2000 film directed by K. Bhagyaraj

Papa The Great is a 2000 Indian Hindi-language film directed by K. Bhagyaraj. Simultaneously shot alongside the Tamil film Vaettiya Madichu Kattu (1998), it stars Krishan Kumar, Nagma and Master Bobby. The film focuses on a meek man who lives a peaceful life with his wife and son. However, things contort after he witnesses a murder committed by a dreaded gangster.

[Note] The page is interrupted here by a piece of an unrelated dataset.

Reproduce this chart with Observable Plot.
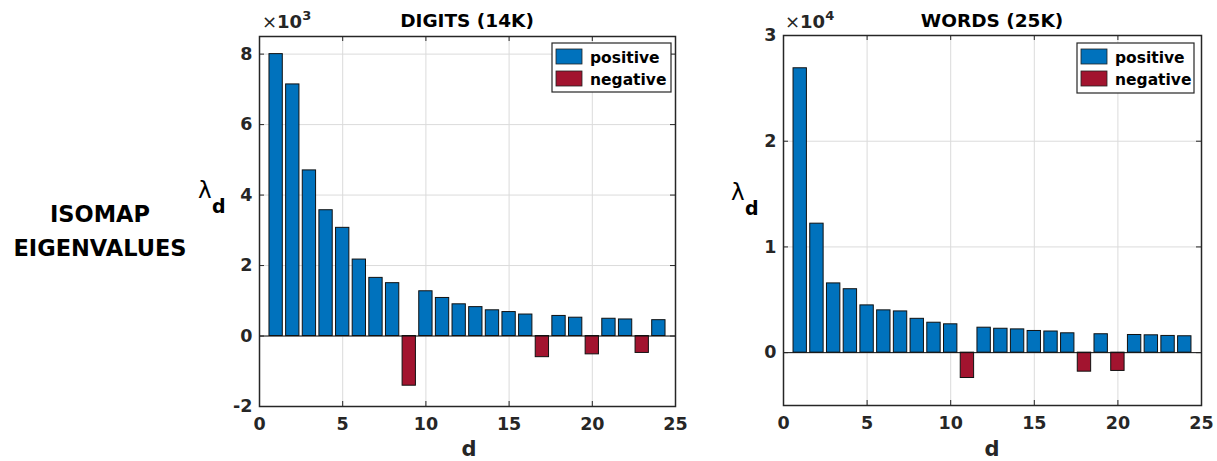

It was released on 28 July 2000 and failed commercially.

== Plot ==

Jai Prakash, an engineer, lives peacefully with his wife Pooja and son Sonu. The latter believes his father is a macho, but this is not true; Jai is meek, to the point that he would surrender rather than fight. But when Jai witnesses a murder committed by the dreaded gangster Raka, he must find the courage to testify in court.

== Production ==
Papa The Great is the Hindi version of director K. Bhagyaraj's own Tamil film Vaettiya Madichu Kattu (1998). It was produced by Gulshan Kumar of T-Series, and the screenplay was written by Bhagyaraj, while Nawab Arzoo wrote the dialogues. Cinematography was handled by K. S. Prakash Rao. Both versions were simultaneously shot in 1997 though the Hindi version was briefly stalled following the assassination of Gulshan Kumar. The final cut of the film was 143 minutes.

== Soundtrack ==
The soundtrack was composed by Nikhil–Vinay, except where noted.

Track listing
| No. | Title | Music | Singer(s) | Length |
|---|---|---|---|---|
| 1. | "Papa The Great" |  | Udit Narayan, Aditya Narayan | 6:00 |
| 2. | "Apni Si Lagti Hai" |  | Sonu Nigam | 6:00 |
| 3. | "Husn Jawani" |  | Harbhajan Mann | 5:02 |
| 4. | "O Rabba Mujhe" | Sajid–Wajid | Udit Narayan, Anuradha Paudwal | 6:05 |
| 5. | "Mausam Badal Raha" | M. M. Kreem | Udit Narayan, Anuradha Paudwal | 5:25 |
| 6. | "Bindiya Saji Nahin" |  | Udit Narayan | 6:10 |
| 7. | "Aao Humse Pyar" | Sajid-Wajid | Kumar Sanu | 5:05 |
| 8. | "Nagri Nagri" | Naresh Sharma | Vinod Rathod, Anuradha Paudwal | 6:00 |
| Total length: |  |  |  | 45:47 |

== Release and reception ==
Papa The Great was released on 28 July 2000. Taran Adarsh wrote for Bollywood Hungama, "On the whole, [Papa The Great] lacks in qualities to have a safe ride at the box-office." On the contrary, K. N. Vijiyan of New Straits Times wrote that "IF you miss having good family stories in Hindi movies, this film is just for you". Made on a budget of ₹17500000, the film grossed ₹6744750 worldwide, thus becoming a box-office bomb.